The fire alarm began echoing through the school and surrounding neighborhood at 6:58 p.m. on Monday, March 19. The first VFD engine arrived within five minutes but the flames were already burning through the roof. Upon arrival they called for back up. In all 40 firefighters, eight engines and two ladder trucks responded to the fire before it was under control at about 8 p.m., including two units from the Tulare County Fire Department and one unit from the Tulare City and Farmersville fire departments.

Hughes said the ladder trucks began dousing the metal, saw-tooth shaped roof of the building from above the northern wall while engines pulled up to the southern wall and blasted water from the ground. Firefighters were unable to enter the building due to the potential for the roof to collapse.

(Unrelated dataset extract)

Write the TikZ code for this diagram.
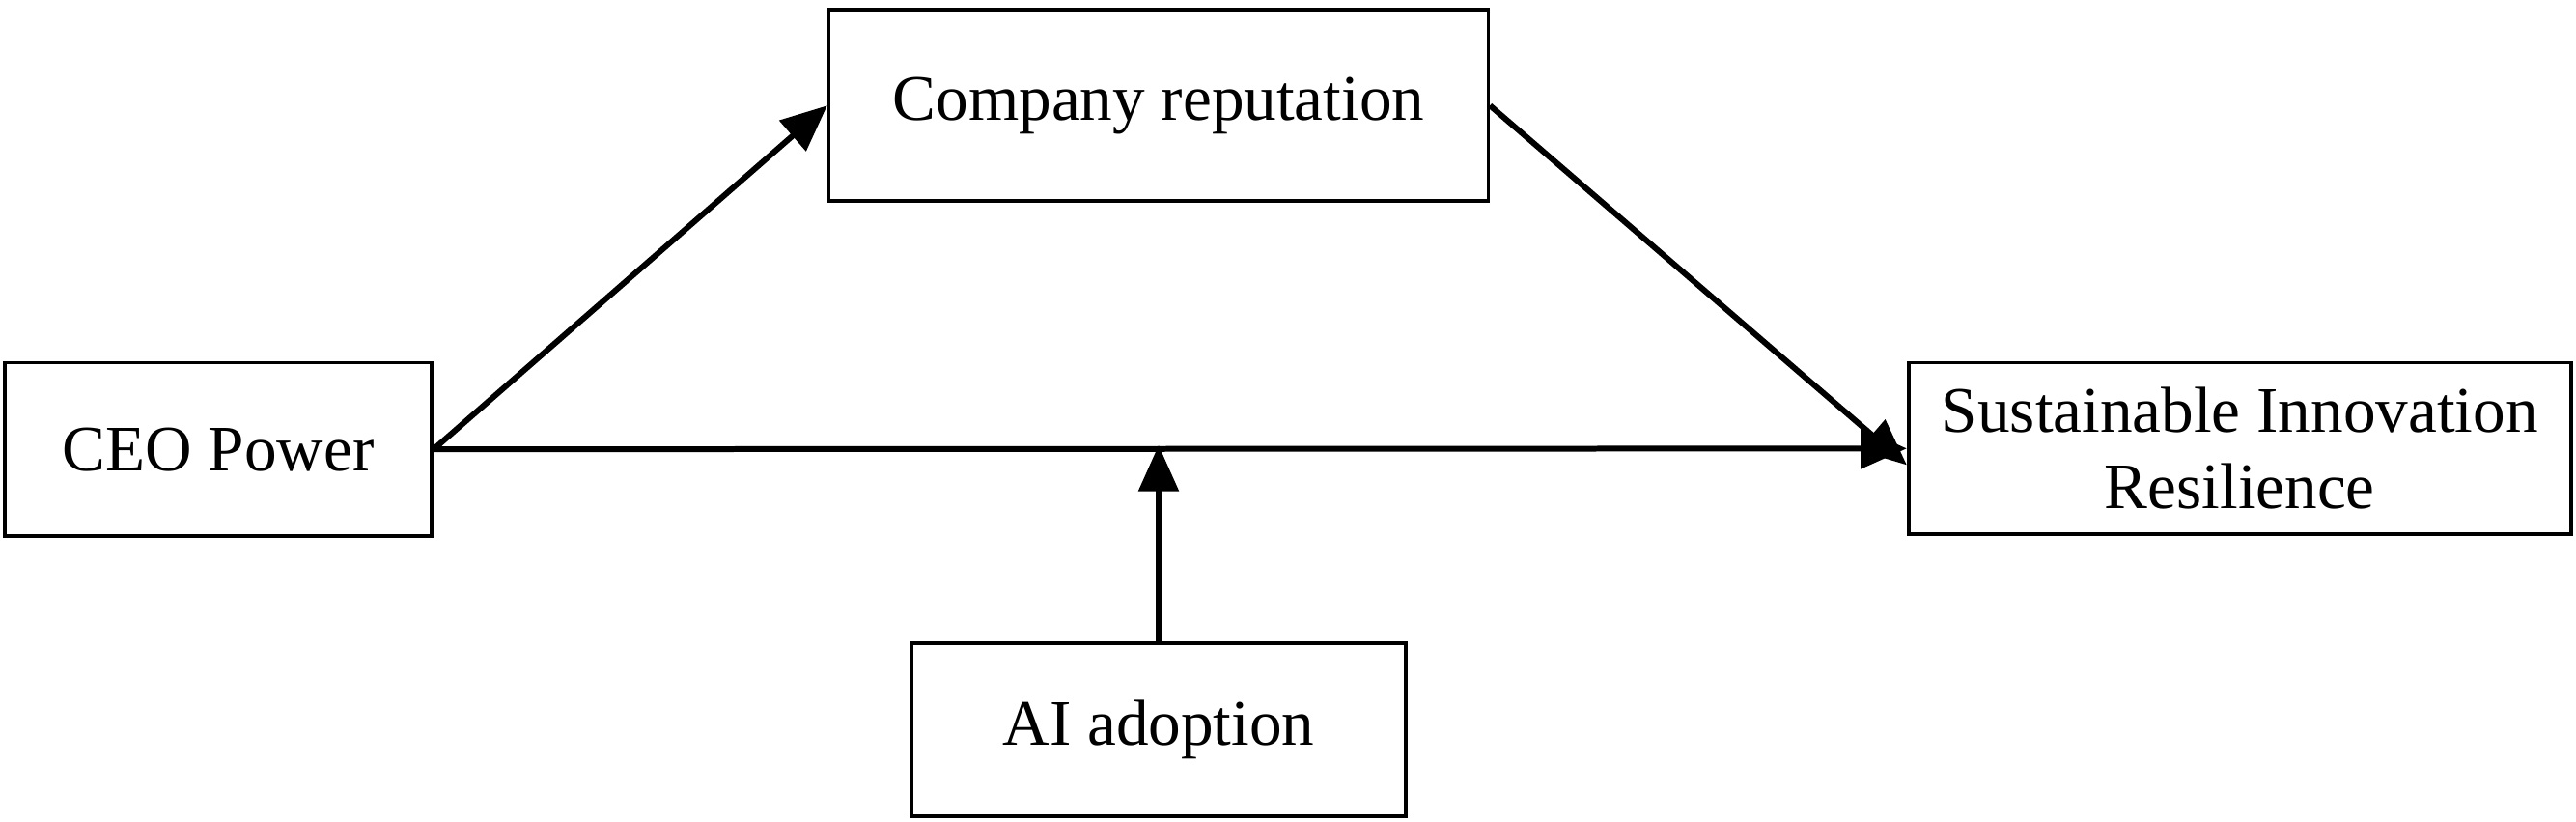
\documentclass[tikz,border=0pt]{standalone}
\usepackage{fontspec}
\setmainfont{Liberation Serif}
\usetikzlibrary{arrows.meta}
\begin{document}
\begin{tikzpicture}[x=0.1mm,y=-0.1mm,
  box/.style={draw,line width=0.6pt,inner sep=0pt,align=center,font=\fontsize{11.2pt}{13.2pt}\selectfont},
  arr/.style={line width=1pt,-{Triangle[length=2.8mm,width=2.4mm]}}]
\useasboundingbox (0,0) rectangle (1563,498);
\node[box,minimum width=40mm,minimum height=11.6mm] (cr) at (703,64) {Company reputation};
\node[box,minimum width=25.9mm,minimum height=10.5mm] (ceo) at (132.5,272.5) {CEO Power};
\node[box,minimum width=40.2mm,minimum height=10.4mm] (sir) at (1359,272) {Sustainable Innovation\\Resilience};
\node[box,minimum width=30mm,minimum height=10.5mm] (ai) at (703,442.5) {AI adoption};
\coordinate (m) at (703,270);
\draw[arr] (ceo.east) -- (sir.west);
\draw[arr] (ceo.east) -- (cr.west);
\draw[arr] (cr.east) -- ([yshift=-1mm]sir.west);
\draw[arr] (ai.north) -- (m);
\end{tikzpicture}
\end{document}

When the buckled metal roof did collapse under the weight of the water, firefighters were able to concentrate on the source of the fire from both ends.

Principal Hamilton said most of the $2.5 million in damage to the 9,000-square foot building was contained to the auto shop with some smoke and heat damage to the welding shop thanks to a concrete wall separating the two halves. The welding shop remains structural intact while the auto shop was a complete loss. Hamilton estimated that the shop was built in the 1960s.

More importantly, firefighters were able to avoid the fire spreading across a breezeway to a similar sized metal building and no one was injured. Crews worked through the night to extinguish hot spots and turned over the building to Visalia Unified School District at 7 a.m. on March 20, according to Hamilton.